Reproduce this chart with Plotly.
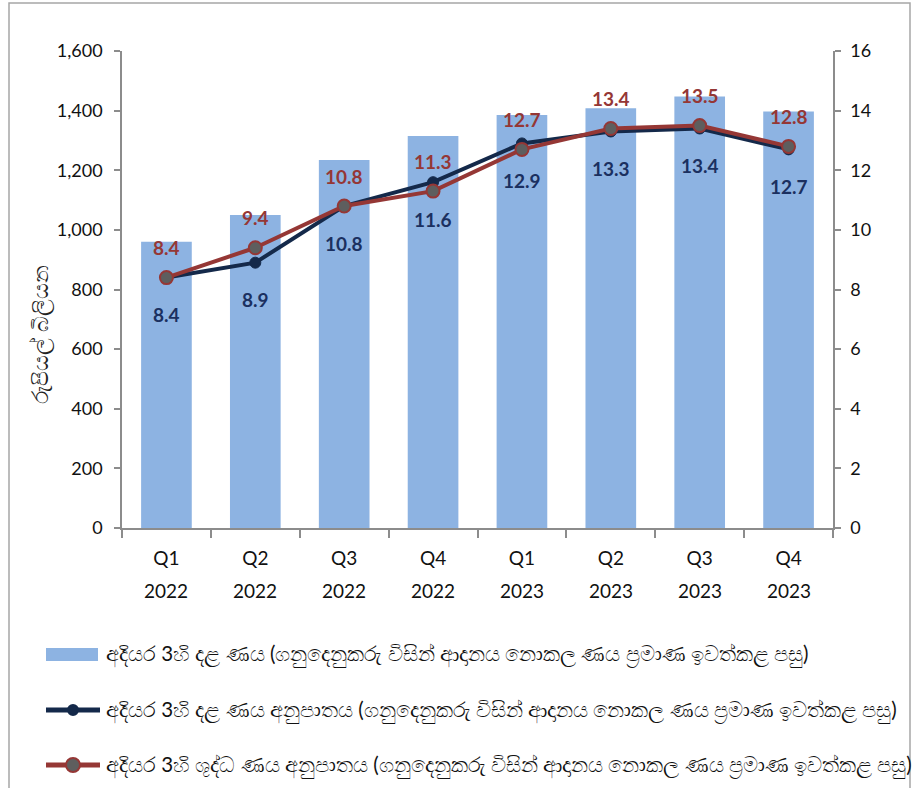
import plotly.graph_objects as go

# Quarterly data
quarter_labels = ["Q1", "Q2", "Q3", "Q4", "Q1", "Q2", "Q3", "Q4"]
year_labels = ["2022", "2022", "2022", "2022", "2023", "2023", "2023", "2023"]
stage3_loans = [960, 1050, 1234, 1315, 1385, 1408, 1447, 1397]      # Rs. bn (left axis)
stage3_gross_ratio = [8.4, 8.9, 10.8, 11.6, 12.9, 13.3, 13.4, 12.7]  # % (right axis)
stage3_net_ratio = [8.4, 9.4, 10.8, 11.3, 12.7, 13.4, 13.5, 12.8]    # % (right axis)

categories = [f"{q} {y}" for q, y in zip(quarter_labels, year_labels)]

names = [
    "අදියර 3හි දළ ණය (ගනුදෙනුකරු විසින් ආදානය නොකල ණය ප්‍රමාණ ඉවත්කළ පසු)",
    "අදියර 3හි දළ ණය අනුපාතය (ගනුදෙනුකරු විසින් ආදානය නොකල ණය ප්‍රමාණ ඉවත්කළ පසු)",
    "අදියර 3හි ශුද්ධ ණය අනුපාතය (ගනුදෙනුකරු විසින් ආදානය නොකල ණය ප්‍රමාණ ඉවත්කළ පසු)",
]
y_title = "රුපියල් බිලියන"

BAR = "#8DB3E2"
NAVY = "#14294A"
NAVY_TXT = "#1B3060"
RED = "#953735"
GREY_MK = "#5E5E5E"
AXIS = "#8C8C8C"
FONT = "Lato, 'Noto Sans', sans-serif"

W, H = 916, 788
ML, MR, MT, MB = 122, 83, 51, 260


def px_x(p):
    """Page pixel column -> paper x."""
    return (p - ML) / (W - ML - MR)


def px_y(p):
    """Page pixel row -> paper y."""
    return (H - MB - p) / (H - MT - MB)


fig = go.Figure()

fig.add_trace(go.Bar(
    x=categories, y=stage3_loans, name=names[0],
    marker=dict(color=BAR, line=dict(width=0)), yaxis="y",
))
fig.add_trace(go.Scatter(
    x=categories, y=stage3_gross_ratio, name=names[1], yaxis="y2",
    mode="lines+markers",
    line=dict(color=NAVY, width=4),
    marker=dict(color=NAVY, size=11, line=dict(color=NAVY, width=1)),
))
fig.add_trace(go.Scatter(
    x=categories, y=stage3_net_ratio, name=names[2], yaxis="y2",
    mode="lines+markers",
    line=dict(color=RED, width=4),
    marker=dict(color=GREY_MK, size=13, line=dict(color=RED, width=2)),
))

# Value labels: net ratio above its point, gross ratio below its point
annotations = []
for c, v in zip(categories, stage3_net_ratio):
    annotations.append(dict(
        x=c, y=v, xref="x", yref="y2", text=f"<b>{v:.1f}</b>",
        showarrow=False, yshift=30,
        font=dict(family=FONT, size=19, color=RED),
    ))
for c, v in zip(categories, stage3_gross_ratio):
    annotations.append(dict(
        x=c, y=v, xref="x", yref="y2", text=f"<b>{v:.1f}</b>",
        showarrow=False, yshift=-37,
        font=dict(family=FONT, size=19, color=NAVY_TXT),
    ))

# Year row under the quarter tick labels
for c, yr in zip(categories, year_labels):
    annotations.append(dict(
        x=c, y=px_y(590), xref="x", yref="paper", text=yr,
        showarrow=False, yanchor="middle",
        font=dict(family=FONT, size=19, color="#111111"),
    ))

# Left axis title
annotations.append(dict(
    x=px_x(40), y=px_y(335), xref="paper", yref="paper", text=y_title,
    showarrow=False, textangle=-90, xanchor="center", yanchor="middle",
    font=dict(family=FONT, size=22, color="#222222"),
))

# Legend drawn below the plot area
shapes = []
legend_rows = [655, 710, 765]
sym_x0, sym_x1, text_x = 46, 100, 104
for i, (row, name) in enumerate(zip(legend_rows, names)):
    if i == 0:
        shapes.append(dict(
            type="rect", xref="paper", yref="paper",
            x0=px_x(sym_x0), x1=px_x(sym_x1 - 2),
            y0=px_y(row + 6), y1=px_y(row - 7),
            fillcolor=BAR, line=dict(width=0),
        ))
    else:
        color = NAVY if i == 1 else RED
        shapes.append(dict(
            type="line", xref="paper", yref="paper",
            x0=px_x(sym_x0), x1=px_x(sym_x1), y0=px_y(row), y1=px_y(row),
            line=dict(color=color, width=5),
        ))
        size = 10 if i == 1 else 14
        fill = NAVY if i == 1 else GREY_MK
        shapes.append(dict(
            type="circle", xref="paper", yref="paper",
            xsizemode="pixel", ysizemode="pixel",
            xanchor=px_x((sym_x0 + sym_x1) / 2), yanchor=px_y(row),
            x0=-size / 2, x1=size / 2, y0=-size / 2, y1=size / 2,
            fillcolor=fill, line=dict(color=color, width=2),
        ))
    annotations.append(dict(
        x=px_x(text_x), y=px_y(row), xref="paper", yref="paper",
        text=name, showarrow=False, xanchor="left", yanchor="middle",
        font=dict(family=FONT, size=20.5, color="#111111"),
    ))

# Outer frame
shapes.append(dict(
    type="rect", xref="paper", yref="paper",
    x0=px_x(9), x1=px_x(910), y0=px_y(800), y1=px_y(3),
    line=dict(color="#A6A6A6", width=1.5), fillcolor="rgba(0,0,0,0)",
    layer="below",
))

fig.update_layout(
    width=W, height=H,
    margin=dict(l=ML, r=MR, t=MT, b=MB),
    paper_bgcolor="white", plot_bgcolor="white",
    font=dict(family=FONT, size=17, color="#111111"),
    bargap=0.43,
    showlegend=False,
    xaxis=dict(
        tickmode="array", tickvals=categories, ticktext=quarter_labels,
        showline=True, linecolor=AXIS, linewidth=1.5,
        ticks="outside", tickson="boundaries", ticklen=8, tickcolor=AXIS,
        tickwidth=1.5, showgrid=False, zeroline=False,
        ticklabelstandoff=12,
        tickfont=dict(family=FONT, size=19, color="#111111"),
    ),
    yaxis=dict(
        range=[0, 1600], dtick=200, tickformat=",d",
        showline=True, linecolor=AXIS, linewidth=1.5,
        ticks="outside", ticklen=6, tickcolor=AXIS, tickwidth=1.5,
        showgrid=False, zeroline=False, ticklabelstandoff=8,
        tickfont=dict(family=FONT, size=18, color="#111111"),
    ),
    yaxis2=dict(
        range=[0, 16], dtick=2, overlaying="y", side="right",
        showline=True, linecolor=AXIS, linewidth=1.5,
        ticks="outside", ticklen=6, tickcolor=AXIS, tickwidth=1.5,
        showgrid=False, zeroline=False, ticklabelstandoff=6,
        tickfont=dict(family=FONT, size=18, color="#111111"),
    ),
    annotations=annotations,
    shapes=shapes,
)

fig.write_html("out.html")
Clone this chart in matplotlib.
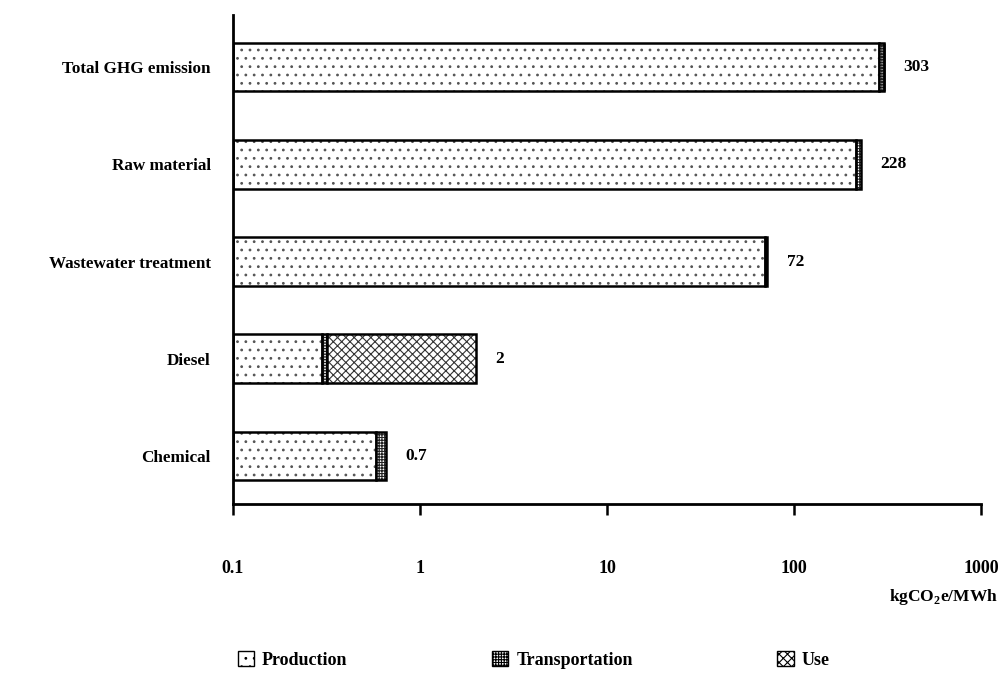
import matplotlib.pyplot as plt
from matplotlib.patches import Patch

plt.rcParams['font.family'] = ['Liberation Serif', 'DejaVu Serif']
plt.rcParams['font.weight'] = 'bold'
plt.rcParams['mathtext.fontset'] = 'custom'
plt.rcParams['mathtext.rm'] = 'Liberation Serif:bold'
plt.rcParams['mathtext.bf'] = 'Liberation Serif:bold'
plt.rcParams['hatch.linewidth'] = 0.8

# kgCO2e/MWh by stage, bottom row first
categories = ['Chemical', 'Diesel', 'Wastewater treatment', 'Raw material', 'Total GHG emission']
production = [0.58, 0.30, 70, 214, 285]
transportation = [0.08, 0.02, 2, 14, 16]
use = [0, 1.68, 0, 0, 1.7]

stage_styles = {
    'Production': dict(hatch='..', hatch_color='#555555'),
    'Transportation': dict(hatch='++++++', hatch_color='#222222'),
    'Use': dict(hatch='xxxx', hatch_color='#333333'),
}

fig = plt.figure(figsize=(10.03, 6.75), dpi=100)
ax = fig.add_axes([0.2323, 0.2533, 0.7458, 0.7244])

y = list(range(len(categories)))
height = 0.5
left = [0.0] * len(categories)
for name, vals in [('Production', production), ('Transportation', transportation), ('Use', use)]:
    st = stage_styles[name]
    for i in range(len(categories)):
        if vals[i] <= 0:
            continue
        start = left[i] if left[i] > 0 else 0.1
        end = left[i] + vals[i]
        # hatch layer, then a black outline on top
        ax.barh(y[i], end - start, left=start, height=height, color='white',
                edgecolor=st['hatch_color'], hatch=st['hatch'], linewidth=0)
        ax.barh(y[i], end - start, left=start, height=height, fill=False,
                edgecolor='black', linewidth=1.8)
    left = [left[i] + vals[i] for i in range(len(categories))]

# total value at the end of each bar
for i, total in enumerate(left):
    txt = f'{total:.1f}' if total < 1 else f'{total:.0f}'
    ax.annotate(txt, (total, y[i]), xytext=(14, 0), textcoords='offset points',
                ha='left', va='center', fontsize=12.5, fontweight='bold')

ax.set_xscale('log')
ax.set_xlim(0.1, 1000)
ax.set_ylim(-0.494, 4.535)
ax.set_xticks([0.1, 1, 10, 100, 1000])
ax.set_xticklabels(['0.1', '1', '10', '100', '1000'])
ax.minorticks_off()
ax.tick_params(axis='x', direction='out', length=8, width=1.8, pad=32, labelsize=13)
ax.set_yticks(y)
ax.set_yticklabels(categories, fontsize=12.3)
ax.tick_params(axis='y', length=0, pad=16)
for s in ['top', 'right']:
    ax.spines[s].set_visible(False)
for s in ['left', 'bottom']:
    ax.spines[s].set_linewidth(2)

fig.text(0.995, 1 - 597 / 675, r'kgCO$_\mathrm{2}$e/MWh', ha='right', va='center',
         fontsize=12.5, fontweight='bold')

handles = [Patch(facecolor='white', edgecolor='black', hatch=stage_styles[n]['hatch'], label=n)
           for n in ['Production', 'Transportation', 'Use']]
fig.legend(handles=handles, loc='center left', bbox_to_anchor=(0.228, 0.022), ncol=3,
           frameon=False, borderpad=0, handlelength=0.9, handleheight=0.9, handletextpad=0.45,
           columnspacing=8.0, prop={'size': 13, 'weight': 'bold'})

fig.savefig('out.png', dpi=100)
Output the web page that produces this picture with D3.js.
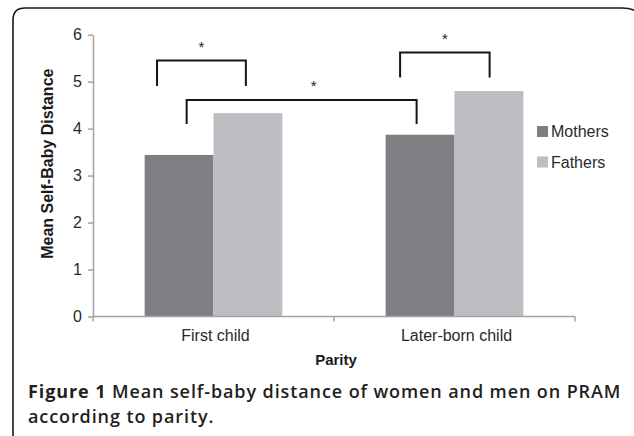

■ Set problem
Above are the records. Copy only the lines from the one with "Clone this chart in matplotlib." through the one with "use = [0, 1.68, 0, 0, 1.7]", exactly, with no pictures.

■ The answer
Clone this chart in matplotlib.
import matplotlib.pyplot as plt
from matplotlib.patches import Patch

plt.rcParams['font.family'] = ['Liberation Serif', 'DejaVu Serif']
plt.rcParams['font.weight'] = 'bold'
plt.rcParams['mathtext.fontset'] = 'custom'
plt.rcParams['mathtext.rm'] = 'Liberation Serif:bold'
plt.rcParams['mathtext.bf'] = 'Liberation Serif:bold'
plt.rcParams['hatch.linewidth'] = 0.8

# kgCO2e/MWh by stage, bottom row first
categories = ['Chemical', 'Diesel', 'Wastewater treatment', 'Raw material', 'Total GHG emission']
production = [0.58, 0.30, 70, 214, 285]
transportation = [0.08, 0.02, 2, 14, 16]
use = [0, 1.68, 0, 0, 1.7]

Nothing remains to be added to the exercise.